• Given problem
Output exactly the lines from the line containing "Convert this chart" through the line containing "from matplotlib.patches import Rectangle", inclusive, and omit any pictures.

• Source records
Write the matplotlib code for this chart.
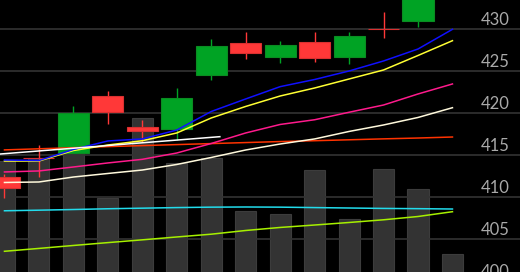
import numpy as np
import matplotlib
matplotlib.use("Agg")
import matplotlib.pyplot as plt

# candles (index 13 has no visible candle)
opens = [412.42, 414.70, 415.31, 422.04, 418.30, 418.12, 424.50, 428.30, 426.71, 428.46, 426.71, 429.98, 430.95, np.nan]
closes = [411.12, 414.65, 420.06, 420.18, 417.85, 421.84, 427.98, 427.19, 428.06, 426.59, 429.20, 429.95, 434.60, np.nan]
highs = [412.78, 416.22, 420.86, 422.64, 419.19, 422.96, 428.81, 429.68, 428.61, 429.68, 429.68, 432.02, 435.00, np.nan]
lows = [409.93, 412.42, 415.25, 418.72, 416.58, 416.82, 423.94, 426.40, 426.00, 426.12, 425.84, 428.90, 430.27, np.nan]

volume = [40.8, 41.9, 44.9, 27.2, 56.6, 40.1, 41.9, 22.4, 21.3, 37.5, 19.5, 37.9, 30.5, 6.6]

ma_blue = [414.44, 414.38, 415.69, 416.70, 416.94, 418.00, 420.20, 421.69, 423.15, 424.00, 425.01, 426.20, 427.62, 429.96]
ma_yellow = [414.32, 414.32, 415.57, 416.22, 416.73, 417.65, 419.43, 420.80, 422.04, 422.99, 424.06, 425.13, 426.85, 428.61]
ma_pink = [413.02, 413.14, 413.61, 414.09, 414.52, 415.27, 416.40, 417.65, 418.66, 419.22, 420.11, 420.97, 422.28, 423.47]
ma_cream = [411.77, 411.83, 412.42, 412.84, 413.25, 413.91, 414.74, 415.63, 416.34, 416.94, 417.83, 418.60, 419.49, 420.65]
ma_red = [415.64, 415.77, 415.90, 416.03, 416.15, 416.27, 416.39, 416.51, 416.63, 416.73, 416.84, 416.95, 417.05, 417.17]
ma_cyan = [408.41, 408.48, 408.56, 408.65, 408.72, 408.79, 408.84, 408.86, 408.84, 408.79, 408.74, 408.69, 408.66, 408.62]
ma_lime = [403.60, 403.94, 404.29, 404.63, 404.96, 405.30, 405.63, 406.07, 406.43, 406.72, 407.02, 407.34, 407.73, 408.30]

# drawn trend line
trend_x = [-0.5, 6.25]
trend_y = [415.03, 417.21]

price_ticks = [400, 405, 410, 415, 420, 425, 430]

x = np.arange(len(volume))

fig = plt.figure(figsize=(5.2, 2.72), dpi=100, facecolor='black')
ax_vol = fig.add_axes([0, 0, 1, 1])
ax_vol.set_facecolor('black')
ax = ax_vol.twinx()
ax.patch.set_alpha(0)

# volume bars
ax_vol.bar(x, volume, width=0.61, color='#333333', edgecolor='#3c3c3c', linewidth=0.8)
ax_vol.set_ylim(0, 100)

# grid
for p in price_ticks:
    ax.axhline(p, color='#333333', linewidth=1.2, zorder=1)

# candles
for i in range(len(opens)):
    if np.isnan(opens[i]):
        continue
    up = closes[i] >= opens[i]
    col = '#00a324' if up else '#ff3838'
    edge = '#0b8c22' if up else '#d93030'
    ax.vlines(x[i], lows[i], highs[i], color=col, linewidth=1.0, zorder=2)
    lo = min(opens[i], closes[i])
    ax.bar(x[i], abs(closes[i] - opens[i]), bottom=lo, width=0.9,
           color=col, edgecolor=edge, linewidth=0.8, zorder=2.5)

# moving averages
ax.plot(x, ma_lime, color='#a6f000', linewidth=1.1, zorder=3)
ax.plot(x, ma_cyan, color='#22dcec', linewidth=1.1, zorder=3)
ax.plot(x, ma_red, color='#ff3300', linewidth=1.1, zorder=3)
ax.plot(x, ma_cream, color='#fff9dc', linewidth=1.1, zorder=3)
ax.plot(x, ma_pink, color='#ff1a8c', linewidth=1.1, zorder=3)
ax.plot(x, ma_yellow, color='#ffff33', linewidth=1.1, zorder=3)
ax.plot(x, ma_blue, color='#1010ff', linewidth=1.1, zorder=3)
ax.plot(trend_x, trend_y, color='#ffffff', linewidth=1.1, zorder=3)

# price labels above grid lines
for p in price_ticks:
    ax.annotate(str(p), xy=(0.981, p), xycoords=('axes fraction', 'data'),
                xytext=(0, 3), textcoords='offset points',
                ha='right', va='baseline', color='#a9a9a9',
                fontsize=12, family='Lato', zorder=4)

ax.set_xlim(-0.13, 14.96)
ax.set_ylim(401.14, 433.44)
for a in (ax, ax_vol):
    a.set_xticks([])
    a.set_yticks([])
    for s in a.spines.values():
        s.set_visible(False)

fig.savefig('out.png', dpi=100, facecolor='black')
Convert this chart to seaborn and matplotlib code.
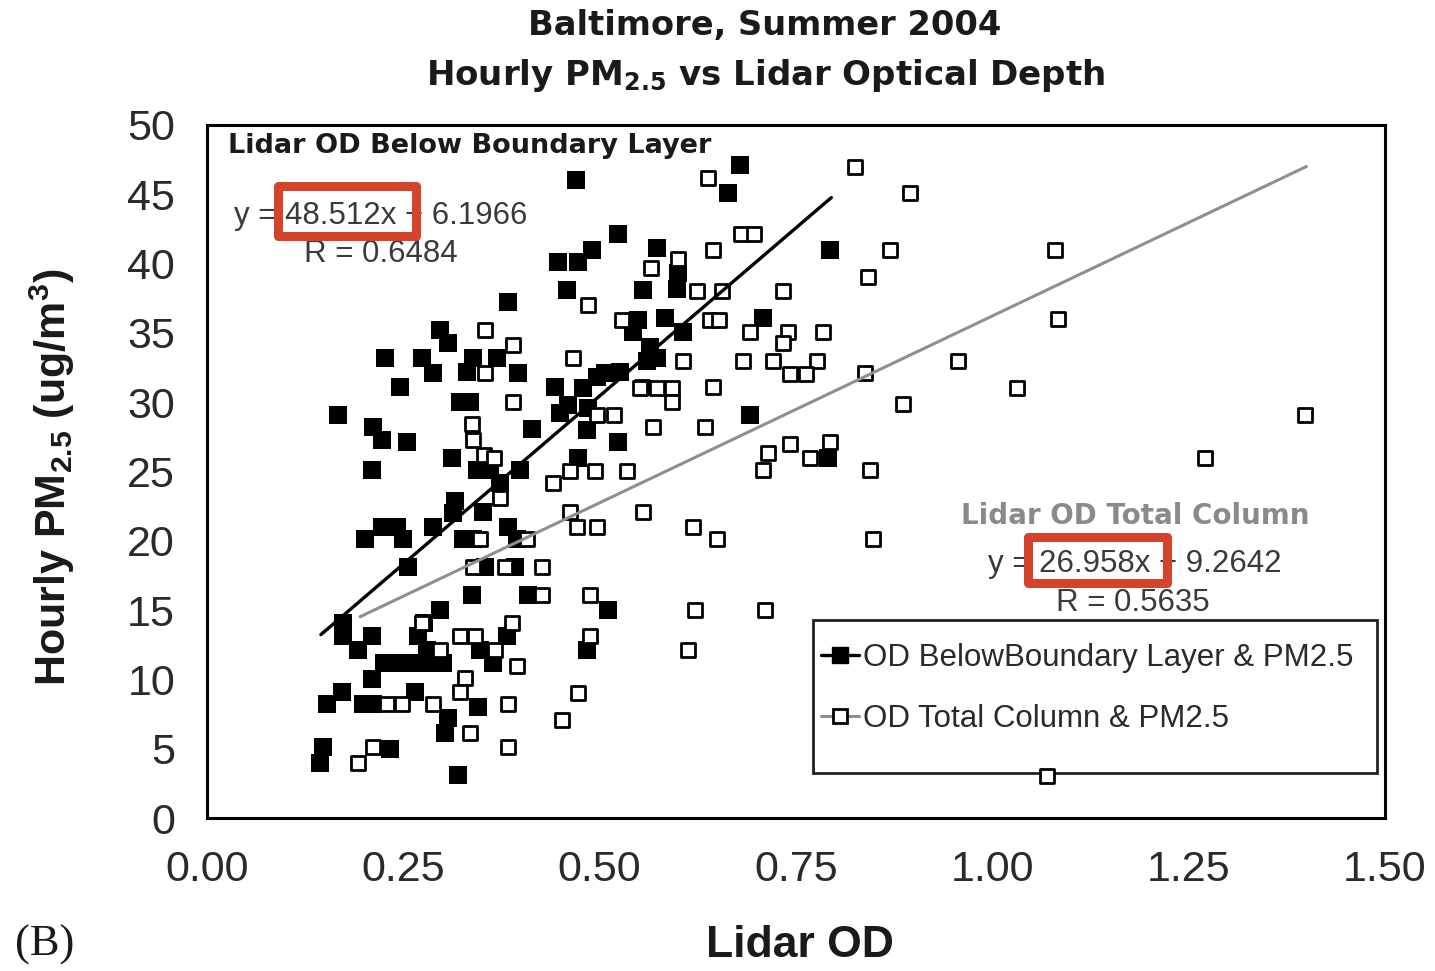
import numpy as np
import pandas as pd
import seaborn as sns
import matplotlib
matplotlib.use("Agg")
import matplotlib.pyplot as plt
from matplotlib.lines import Line2D
from matplotlib.patches import Rectangle

# ---------------- data ----------------
below_od = [0.470, 0.523, 0.490, 0.447, 0.472, 0.458, 0.555, 0.383, 0.297, 0.307,
            0.227, 0.274, 0.288, 0.331, 0.339, 0.369, 0.396, 0.246, 0.322, 0.335,
            0.167, 0.443, 0.450, 0.485, 0.507, 0.211, 0.223, 0.255, 0.414, 0.484,
            0.312, 0.472, 0.523, 0.679, 0.663, 0.573, 0.793, 0.600, 0.598, 0.549,
            0.583, 0.708, 0.543, 0.606, 0.564, 0.573, 0.560, 0.526, 0.497, 0.479,
            0.460, 0.691, 0.791, 0.210, 0.344, 0.360, 0.399, 0.373, 0.316, 0.313,
            0.351, 0.223, 0.242, 0.201, 0.250, 0.288, 0.326, 0.339, 0.383, 0.395,
            0.256, 0.354, 0.392, 0.337, 0.409, 0.511, 0.173, 0.173, 0.210, 0.192,
            0.297, 0.276, 0.269, 0.382, 0.348, 0.364, 0.225, 0.245, 0.265, 0.285,
            0.300, 0.280, 0.484, 0.210, 0.153, 0.172, 0.199, 0.211, 0.265, 0.345,
            0.307, 0.303, 0.148, 0.144, 0.233, 0.320]
below_pm = [46.0, 42.1, 41.0, 40.1, 40.1, 38.1, 38.1, 37.2, 35.2, 34.3,
            33.2, 33.2, 32.1, 32.2, 33.2, 33.2, 32.1, 31.1, 30.0, 30.0,
            29.1, 31.1, 29.2, 29.6, 32.1, 28.2, 27.3, 27.1, 28.1, 28.0,
            26.0, 26.0, 27.1, 47.1, 45.1, 41.1, 41.0, 39.3, 38.2, 35.9,
            36.1, 36.1, 35.1, 35.1, 34.0, 33.2, 33.0, 32.2, 31.8, 31.0,
            29.8, 29.1, 26.0, 25.1, 25.1, 25.1, 25.1, 24.2, 22.9, 22.0,
            22.1, 21.0, 21.0, 20.1, 20.1, 21.0, 20.1, 20.1, 21.0, 20.1,
            18.1, 18.1, 18.1, 16.1, 16.1, 15.0, 14.1, 13.1, 13.1, 12.1,
            15.0, 14.1, 13.1, 13.1, 12.1, 11.2, 11.2, 11.2, 11.2, 11.2,
            11.2, 12.1, 12.1, 10.0, 8.2, 9.1, 8.2, 8.2, 9.1, 8.0,
            7.2, 6.1, 5.1, 4.0, 5.0, 3.1]

total_od = [0.565, 0.485, 0.529, 0.354, 0.390, 0.466, 0.354, 0.554, 0.390, 0.337,
            0.497, 0.518, 0.339, 0.353, 0.366, 0.638, 0.825, 0.895, 0.680, 0.697,
            0.644, 0.870, 0.842, 0.600, 0.734, 0.624, 0.656, 0.641, 0.652, 0.691,
            0.740, 0.784, 0.734, 0.606, 0.683, 0.721, 0.777, 0.742, 0.763, 0.838,
            0.551, 0.573, 0.592, 0.592, 0.644, 0.886, 0.568, 0.634, 0.742, 0.793,
            0.714, 0.768, 0.708, 0.844, 0.462, 0.494, 0.535, 0.441, 0.555, 0.462,
            0.471, 0.497, 0.373, 0.348, 0.407, 0.619, 0.649, 0.848, 0.339, 0.379,
            0.427, 0.427, 0.488, 0.621, 0.711, 0.274, 0.388, 0.488, 0.322, 0.341,
            0.297, 0.367, 0.395, 0.612, 0.329, 0.322, 0.229, 0.248, 0.288, 0.383,
            0.472, 0.452, 0.335, 0.383, 0.211, 0.192, 0.956, 1.031, 1.080, 1.084,
            1.271, 1.398, 1.070]
total_pm = [39.7, 37.0, 35.9, 35.2, 34.1, 33.2, 32.1, 31.1, 30.0, 28.4,
            29.1, 29.1, 27.3, 26.2, 26.0, 46.2, 47.0, 45.1, 42.1, 42.1,
            41.0, 41.0, 39.0, 40.3, 38.0, 38.0, 38.0, 35.9, 35.9, 35.1,
            35.1, 35.1, 34.3, 33.0, 33.0, 33.0, 33.0, 32.0, 32.0, 32.1,
            31.0, 31.0, 31.0, 30.0, 31.1, 29.9, 28.2, 28.2, 27.0, 27.1,
            26.3, 26.0, 25.1, 25.1, 25.0, 25.0, 25.0, 24.2, 22.1, 22.1,
            21.0, 21.0, 23.1, 20.1, 20.1, 21.0, 20.1, 20.1, 18.1, 18.1,
            18.1, 16.1, 16.1, 15.0, 15.0, 14.1, 14.1, 13.1, 13.1, 13.1,
            12.1, 12.1, 11.0, 12.1, 10.1, 9.1, 8.2, 8.2, 8.2, 8.2,
            9.0, 7.1, 6.1, 5.1, 5.1, 4.0, 33.0, 31.0, 41.0, 36.0,
            26.0, 29.1, 3.0]

# trend-line coefficients (from the chart) and their x-extent
below_slope, below_intercept = 48.512, 6.1966
below_xrange = [0.145, 0.795]
total_slope, total_intercept = 26.958, 9.2642
total_xrange = [0.195, 1.400]

x_ticks = [0.00, 0.25, 0.50, 0.75, 1.00, 1.25, 1.50]
y_ticks = [0, 5, 10, 15, 20, 25, 30, 35, 40, 45, 50]

# ---------------- style ----------------
sns.set_style("white")
plt.rcParams["font.family"] = ["Liberation Sans", "DejaVu Sans"]
plt.rcParams["mathtext.default"] = "regular"

W, H = 1435, 971
fig = plt.figure(figsize=(W / 100, H / 100), dpi=100)
fx = lambda px: px / W
fy = lambda py: 1 - py / H

ax = fig.add_axes([fx(207), fy(818), fx(1385) - fx(207), fy(125) - fy(818)])

df_below = pd.DataFrame({"od": below_od, "pm": below_pm})
df_total = pd.DataFrame({"od": total_od, "pm": total_pm})

sns.scatterplot(data=df_below, x="od", y="pm", marker="s", s=150, color="black",
                edgecolor="black", linewidth=0, ax=ax, zorder=3, legend=False)
sns.scatterplot(data=df_total, x="od", y="pm", marker="s", s=115, color="white",
                edgecolor="black", linewidth=2.0, ax=ax, zorder=4, legend=False)

xb = np.array(below_xrange)
xt = np.array(total_xrange)
sns.lineplot(x=xb, y=below_slope * xb + below_intercept, color="black", lw=2.4,
             ax=ax, zorder=6, legend=False)
sns.lineplot(x=xt, y=total_slope * xt + total_intercept, color="#8f8f8f", lw=2.2,
             ax=ax, zorder=5, legend=False)

ax.set_xlim(0, 1.5)
ax.set_ylim(0, 50)
ax.set_xticks(x_ticks)
ax.set_xticklabels([f"{v:.2f}" for v in x_ticks])
ax.set_yticks(y_ticks)
ax.set_yticklabels([str(v) for v in y_ticks])
ax.set_xlabel("")
ax.set_ylabel("")
for sp in ax.spines.values():
    sp.set_visible(True)
    sp.set_color("black")
    sp.set_linewidth(2.2)
ax.tick_params(axis="both", direction="out", length=8, width=2.0, color="black",
               labelsize=31, labelcolor="#2a2a2a", pad=15)

# ---------------- titles / labels ----------------
title_font = ["DejaVu Sans"]
fig.text(fx(765), fy(25), "Baltimore, Summer 2004", ha="center", va="center",
         fontsize=24.2, fontweight="bold", color="#1a1a1a", family=title_font)
fig.text(fx(766), fy(75), "Hourly PM$_{2.5}$ vs Lidar Optical Depth", ha="center",
         va="center", fontsize=24.5, fontweight="bold", color="#1a1a1a", family=title_font)
fig.text(fx(52), fy(477), "Hourly PM$_{2.5}$ (ug/m$^{3}$)", rotation=90,
         ha="center", va="center", fontsize=31, fontweight="bold", color="#1a1a1a")
fig.text(fx(800), fy(945), "Lidar OD", ha="center", va="center", fontsize=32,
         fontweight="bold", color="#1a1a1a")
fig.text(fx(15), fy(945), "(B)", ha="left", va="center", fontsize=32,
         family=["Liberation Serif", "DejaVu Serif"], color="#1a1a1a")

# ---------------- in-plot annotations ----------------
fig.text(fx(228), fy(146), "Lidar OD Below Boundary Layer", ha="left", va="center",
         fontsize=19.5, fontweight="bold", color="#1a1a1a", family=title_font)
fig.text(fx(381), fy(216), "y = 48.512x + 6.1966", ha="center", va="center",
         fontsize=22.5, color="#3a3a3a")
fig.text(fx(381), fy(254), "R = 0.6484", ha="center", va="center",
         fontsize=22.5, color="#3a3a3a")
fig.text(fx(1135), fy(516), "Lidar OD Total Column", ha="center", va="center",
         fontsize=20, fontweight="bold", color="#8a8a8a", family=title_font)
fig.text(fx(1135), fy(564), "y = 26.958x + 9.2642", ha="center", va="center",
         fontsize=22.5, color="#3a3a3a")
fig.text(fx(1133), fy(603), "R = 0.5635", ha="center", va="center",
         fontsize=22.5, color="#3a3a3a")

# red highlight boxes
red = "#d4432c"
for (x0, y0, x1, y1) in [(278, 186, 416, 236), (1028, 537, 1167, 583)]:
    fig.patches.append(Rectangle((fx(x0), fy(y1)), fx(x1) - fx(x0), fy(y0) - fy(y1),
                                 transform=fig.transFigure, fill=False,
                                 edgecolor=red, linewidth=6.5, zorder=10,
                                 joinstyle="round"))

# ---------------- legend ----------------
ax.add_patch(Rectangle((fx(813), fy(773)), fx(1377) - fx(813), fy(620) - fy(773),
                       transform=fig.transFigure, fill=True, facecolor="white",
                       edgecolor="#222222", linewidth=2.0, zorder=2, clip_on=False))
handles = [
    Line2D([0], [0], color="black", lw=2.4, marker="s", markersize=11,
           markerfacecolor="black", markeredgecolor="black"),
    Line2D([0], [0], color="#8f8f8f", lw=2.2, marker="s", markersize=10,
           markerfacecolor="white", markeredgecolor="black", markeredgewidth=2.0),
]
labels = ["OD BelowBoundary Layer & PM2.5", "OD Total Column & PM2.5"]
leg = ax.legend(handles, labels, loc="upper left",
                bbox_to_anchor=(fx(821), fy(643)), bbox_transform=fig.transFigure,
                frameon=False, fontsize=22.5, handlelength=1.2, handletextpad=0.15,
                labelspacing=1.0, borderaxespad=0, borderpad=0)
leg.set_zorder(8)
for t in leg.get_texts():
    t.set_color("#2a2a2a")

fig.savefig("out.png", dpi=100, facecolor="white")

• Answer to the problem
Convert this chart to seaborn and matplotlib code.
import numpy as np
import pandas as pd
import seaborn as sns
import matplotlib
matplotlib.use("Agg")
import matplotlib.pyplot as plt
from matplotlib.lines import Line2D
from matplotlib.patches import Rectangle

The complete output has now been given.